- **WHAT YOU HAVE TO DO**
Reproduce the data exactly and drop any pictures it holds.
---------------
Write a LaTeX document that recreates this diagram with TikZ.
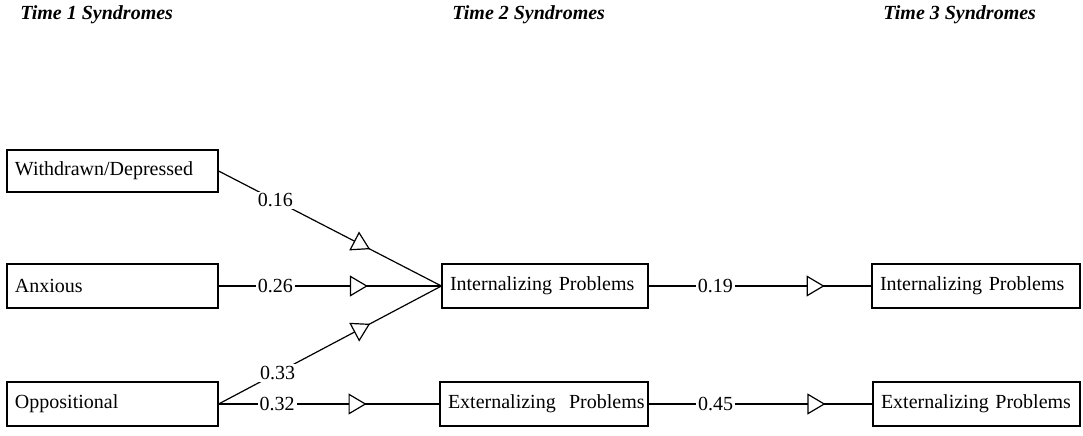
\documentclass[tikz,border=0pt]{standalone}
\usepackage{fontspec}
\setmainfont{Liberation Serif}
\usepackage{tikz}
\usetikzlibrary{positioning,arrows.meta,calc,decorations.markings}

\begin{document}
\begin{tikzpicture}[
    x=0.5pt, y=-0.5pt,
    font=\fontsize{10}{12}\selectfont,
    box/.style={draw, line width=0.6pt, minimum height=22pt, text width=#1, align=left, inner xsep=4pt, inner ysep=0pt},
    box/.default=97pt,
    head/.style={anchor=west, inner sep=0pt, font=\fontsize{10}{12}\selectfont\bfseries\itshape},
    wt/.style={fill=white, inner sep=1pt},
    link/.style={draw, line width=0.6pt, postaction={decorate},
        decoration={markings, mark=at position #1 with {\arrow{Triangle[length=9pt, width=10.5pt, fill=white, line width=0.6pt]}}}}
]
\useasboundingbox (0,0) rectangle (1083,435);

% column headings
\node[head] (h1) at (20,15) {Time 1 Syndromes};
\node[head] (h2) at (452,15) {Time 2 Syndromes};
\node[head] (h3) at (883,15) {Time 3 Syndromes};

% time 1
\node[box=97.5pt, minimum height=21pt] (wd) at (112.5,171) {Withdrawn/Depressed};
\node[box=97.5pt] (anx) at (112.5,286) {Anxious};
\node[box=97.5pt] (opp) at (112.5,404) {Oppositional};

% time 2
\node[box=95pt] (int2) at (545,286) {Internalizing Problems};
\node[box=96pt] (ext2) at (544,404) {\mbox{Externalizing~ Problems}};

% time 3
\node[box=96pt] (int3) at (976,286) {Internalizing Problems};
\node[box=95.5pt] (ext3) at (976.5,404) {\mbox{Externalizing Problems}};

\draw[link=0.68] (wd.east) -- node[wt, pos=0.255] {0.16} (int2.west);
\draw[link=0.67] (anx.east) -- node[wt, pos=0.255] {0.26} (int2.west);
\draw[link=0.68] (opp.east) -- node[wt, pos=0.265] {0.33} (int2.west);
\draw[link=0.67] (opp.east) -- node[wt, pos=0.265] {0.32} (ext2.west);
\draw[link=0.79] (int2.east) -- node[wt, pos=0.30] {0.19} (int3.west);
\draw[link=0.79] (ext2.east) -- node[wt, pos=0.30] {0.45} (ext3.west);
\end{tikzpicture}
\end{document}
---------------
- **TASK ANSWER**
Write a LaTeX document that recreates this diagram with TikZ.
\documentclass[tikz,border=0pt]{standalone}
\usepackage{fontspec}
\setmainfont{Liberation Serif}
\usepackage{tikz}
\usetikzlibrary{positioning,arrows.meta,calc,decorations.markings}

\begin{document}
\begin{tikzpicture}[
    x=0.5pt, y=-0.5pt,
    font=\fontsize{10}{12}\selectfont,
    box/.style={draw, line width=0.6pt, minimum height=22pt, text width=#1, align=left, inner xsep=4pt, inner ysep=0pt},
    box/.default=97pt,
    head/.style={anchor=west, inner sep=0pt, font=\fontsize{10}{12}\selectfont\bfseries\itshape},
    wt/.style={fill=white, inner sep=1pt},
    link/.style={draw, line width=0.6pt, postaction={decorate},
        decoration={markings, mark=at position #1 with {\arrow{Triangle[length=9pt, width=10.5pt, fill=white, line width=0.6pt]}}}}
]
\useasboundingbox (0,0) rectangle (1083,435);

% column headings
\node[head] (h1) at (20,15) {Time 1 Syndromes};
\node[head] (h2) at (452,15) {Time 2 Syndromes};
\node[head] (h3) at (883,15) {Time 3 Syndromes};

% time 1
\node[box=97.5pt, minimum height=21pt] (wd) at (112.5,171) {Withdrawn/Depressed};
\node[box=97.5pt] (anx) at (112.5,286) {Anxious};
\node[box=97.5pt] (opp) at (112.5,404) {Oppositional};

% time 2
\node[box=95pt] (int2) at (545,286) {Internalizing Problems};
\node[box=96pt] (ext2) at (544,404) {\mbox{Externalizing~ Problems}};

% time 3
\node[box=96pt] (int3) at (976,286) {Internalizing Problems};
\node[box=95.5pt] (ext3) at (976.5,404) {\mbox{Externalizing Problems}};

\draw[link=0.68] (wd.east) -- node[wt, pos=0.255] {0.16} (int2.west);
\draw[link=0.67] (anx.east) -- node[wt, pos=0.255] {0.26} (int2.west);
\draw[link=0.68] (opp.east) -- node[wt, pos=0.265] {0.33} (int2.west);
\draw[link=0.67] (opp.east) -- node[wt, pos=0.265] {0.32} (ext2.west);
\draw[link=0.79] (int2.east) -- node[wt, pos=0.30] {0.19} (int3.west);
\draw[link=0.79] (ext2.east) -- node[wt, pos=0.30] {0.45} (ext3.west);
\end{tikzpicture}
\end{document}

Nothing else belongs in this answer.